Goal: Can you write out all the lines word for word, with no pictures?

Dataset excerpt:

┄┄┄┄┄┄

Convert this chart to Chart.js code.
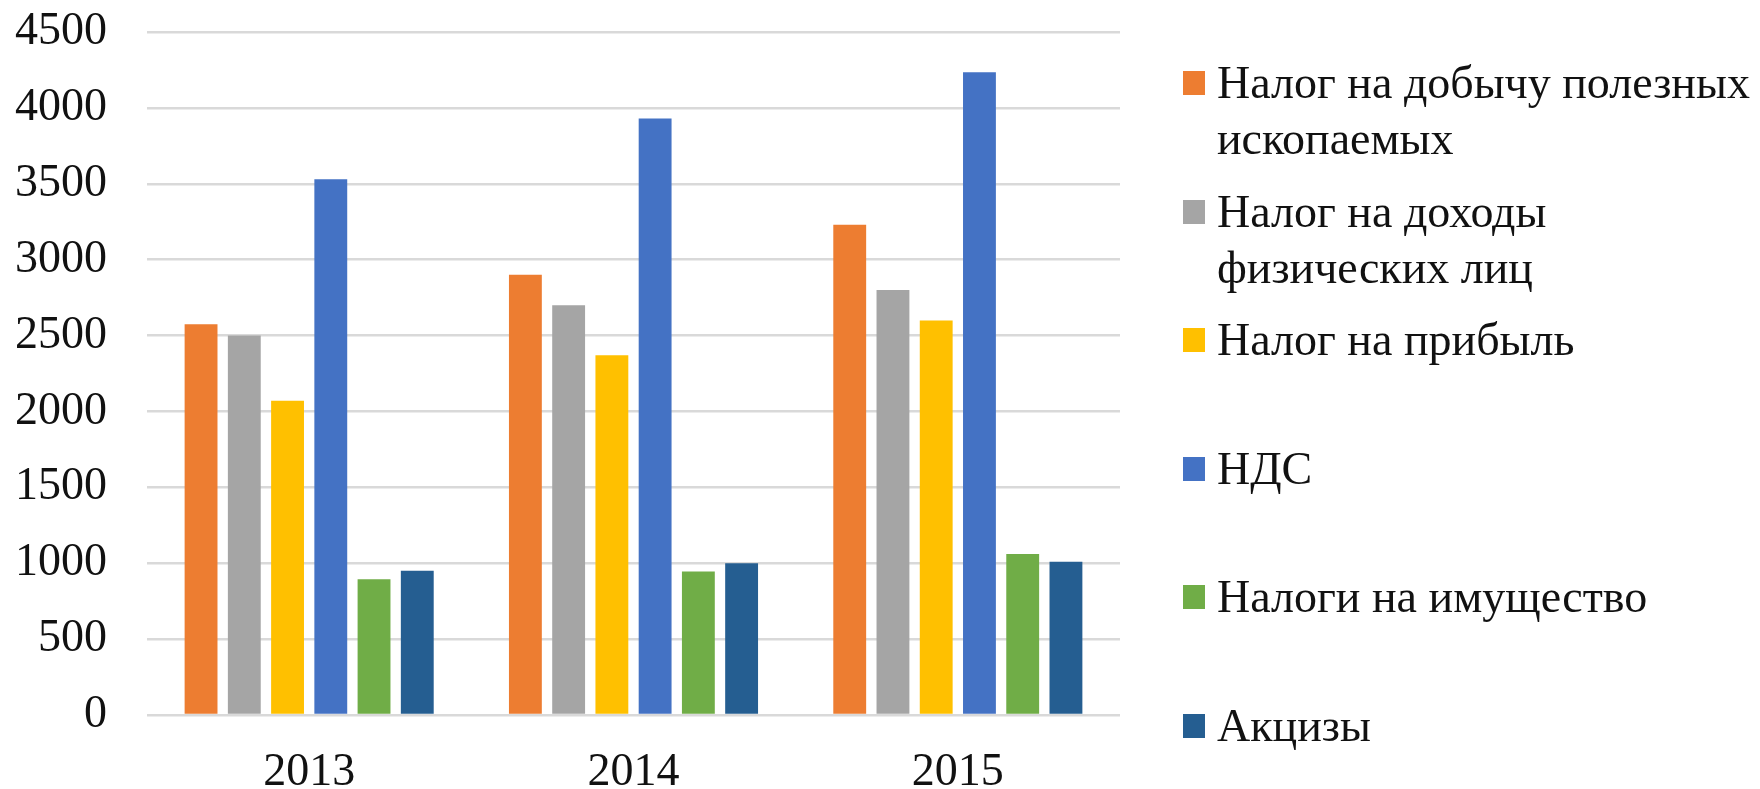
<!DOCTYPE html>
<html lang="ru">

<head>
    <meta charset="UTF-8">
    <title>Налоговые поступления 2013–2015</title>
    <script src="https://cdn.jsdelivr.net/npm/chart.js"></script>
    <style>
        body { margin: 0; background: #fff; }
        #wrap { position: relative; width: 1760px; height: 789px; }
        #legend {
            position: absolute; left: 1183px; top: 55px;
            font-family: "Liberation Serif", "Times New Roman", serif;
            font-size: 46px; color: #111;
        }
        .item { display: flex; align-items: flex-start; height: 128.5px; }
        .box { width: 22px; height: 24px; margin-top: 16px; margin-right: 12px; flex: none; }
        .txt { line-height: 56px; white-space: nowrap; }
    </style>
</head>

<body>
    <div id="wrap">
        <canvas id="taxChart" width="1760" height="789"></canvas>
        <div id="legend"></div>
    </div>

    <script>
        const years = ['2013', '2014', '2015'];

        // legend text, split on the same lines as in the legend
        const seriesNames = [
            ['Налог на добычу полезных', 'ископаемых'],
            ['Налог на доходы', 'физических лиц'],
            ['Налог на прибыль'],
            ['НДС'],
            ['Налоги на имущество'],
            ['Акцизы']
        ];
        const seriesColors = ['#ED7D31', '#A5A5A5', '#FFC000', '#4472C4', '#70AD47', '#255E91'];

        const mineralTax = [2575, 2900, 3230];
        const incomeTax = [2500, 2700, 2800];
        const profitTax = [2070, 2370, 2600];
        const vat = [3530, 3930, 4235];
        const propertyTax = [895, 945, 1060];
        const excise = [950, 1000, 1010];

        const yTicks = [0, 500, 1000, 1500, 2000, 2500, 3000, 3500, 4000, 4500];

        const seriesValues = [mineralTax, incomeTax, profitTax, vat, propertyTax, excise];

        const font = { family: '"Liberation Serif", "Times New Roman", serif', size: 46 };

        new Chart(document.getElementById('taxChart'), {
            type: 'bar',
            data: {
                labels: years,
                datasets: seriesValues.map((vals, i) => ({
                    label: seriesNames[i].join(' '),
                    data: vals,
                    backgroundColor: seriesColors[i],
                    borderWidth: 0,
                    barPercentage: 0.76,
                    categoryPercentage: 0.80
                }))
            },
            options: {
                responsive: false,
                animation: false,
                layout: { padding: { top: 0, right: 640, left: 0, bottom: 0 } },
                plugins: {
                    legend: { display: false },
                    tooltip: { enabled: false }
                },
                scales: {
                    x: {
                        grid: { display: false },
                        border: { display: false },
                        ticks: { color: '#111', font: font, padding: 22 },
                        afterFit: (s) => { s.height = 74; }
                    },
                    y: {
                        min: yTicks[0],
                        max: yTicks[yTicks.length - 1],
                        afterBuildTicks: (s) => { s.ticks = yTicks.map(v => ({ value: v })); },
                        grid: { color: '#d9d9d9', lineWidth: 2.5, drawTicks: false },
                        border: { display: false },
                        ticks: { color: '#111', font: font, padding: 40, callback: (v) => String(v) },
                        afterFit: (s) => {
                            s.width = 147;
                            // keep the plot top at 32px, the 4500 label fits above it
                            s.paddingTop = 32;
                            s.paddingBottom = 0;
                        }
                    }
                }
            }
        });

        // legend on the right, one entry per series
        const legend = document.getElementById('legend');
        seriesNames.forEach((lines, i) => {
            const item = document.createElement('div');
            item.className = 'item';
            const box = document.createElement('span');
            box.className = 'box';
            box.style.background = seriesColors[i];
            const txt = document.createElement('span');
            txt.className = 'txt';
            txt.innerHTML = lines.join('<br>');
            item.appendChild(box);
            item.appendChild(txt);
            legend.appendChild(item);
        });
    </script>
</body>

</html>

┄┄┄┄┄┄

Final answer:
Convert this chart to Chart.js code.
<!DOCTYPE html>
<html lang="ru">

<head>
    <meta charset="UTF-8">
    <title>Налоговые поступления 2013–2015</title>
    <script src="https://cdn.jsdelivr.net/npm/chart.js"></script>
    <style>
        body { margin: 0; background: #fff; }
        #wrap { position: relative; width: 1760px; height: 789px; }
        #legend {
            position: absolute; left: 1183px; top: 55px;
            font-family: "Liberation Serif", "Times New Roman", serif;
            font-size: 46px; color: #111;
        }
        .item { display: flex; align-items: flex-start; height: 128.5px; }
        .box { width: 22px; height: 24px; margin-top: 16px; margin-right: 12px; flex: none; }
        .txt { line-height: 56px; white-space: nowrap; }
    </style>
</head>

<body>
    <div id="wrap">
        <canvas id="taxChart" width="1760" height="789"></canvas>
        <div id="legend"></div>
    </div>

    <script>
        const years = ['2013', '2014', '2015'];

        // legend text, split on the same lines as in the legend
        const seriesNames = [
            ['Налог на добычу полезных', 'ископаемых'],
            ['Налог на доходы', 'физических лиц'],
            ['Налог на прибыль'],
            ['НДС'],
            ['Налоги на имущество'],
            ['Акцизы']
        ];
        const seriesColors = ['#ED7D31', '#A5A5A5', '#FFC000', '#4472C4', '#70AD47', '#255E91'];

        const mineralTax = [2575, 2900, 3230];
        const incomeTax = [2500, 2700, 2800];
        const profitTax = [2070, 2370, 2600];
        const vat = [3530, 3930, 4235];
        const propertyTax = [895, 945, 1060];
        const excise = [950, 1000, 1010];

        const yTicks = [0, 500, 1000, 1500, 2000, 2500, 3000, 3500, 4000, 4500];

        const seriesValues = [mineralTax, incomeTax, profitTax, vat, propertyTax, excise];

        const font = { family: '"Liberation Serif", "Times New Roman", serif', size: 46 };

        new Chart(document.getElementById('taxChart'), {
            type: 'bar',
            data: {
                labels: years,
                datasets: seriesValues.map((vals, i) => ({
                    label: seriesNames[i].join(' '),
                    data: vals,
                    backgroundColor: seriesColors[i],
                    borderWidth: 0,
                    barPercentage: 0.76,
                    categoryPercentage: 0.80
                }))
            },
            options: {
                responsive: false,
                animation: false,
                layout: { padding: { top: 0, right: 640, left: 0, bottom: 0 } },
                plugins: {
                    legend: { display: false },
                    tooltip: { enabled: false }
                },
                scales: {
                    x: {
                        grid: { display: false },
                        border: { display: false },
                        ticks: { color: '#111', font: font, padding: 22 },
                        afterFit: (s) => { s.height = 74; }
                    },
                    y: {
                        min: yTicks[0],
                        max: yTicks[yTicks.length - 1],
                        afterBuildTicks: (s) => { s.ticks = yTicks.map(v => ({ value: v })); },
                        grid: { color: '#d9d9d9', lineWidth: 2.5, drawTicks: false },
                        border: { display: false },
                        ticks: { color: '#111', font: font, padding: 40, callback: (v) => String(v) },
                        afterFit: (s) => {
                            s.width = 147;
                            // keep the plot top at 32px, the 4500 label fits above it
                            s.paddingTop = 32;
                            s.paddingBottom = 0;
                        }
                    }
                }
            }
        });

        // legend on the right, one entry per series
        const legend = document.getElementById('legend');
        seriesNames.forEach((lines, i) => {
            const item = document.createElement('div');
            item.className = 'item';
            const box = document.createElement('span');
            box.className = 'box';
            box.style.background = seriesColors[i];
            const txt = document.createElement('span');
            txt.className = 'txt';
            txt.innerHTML = lines.join('<br>');
            item.appendChild(box);
            item.appendChild(txt);
            legend.appendChild(item);
        });
    </script>
</body>

</html>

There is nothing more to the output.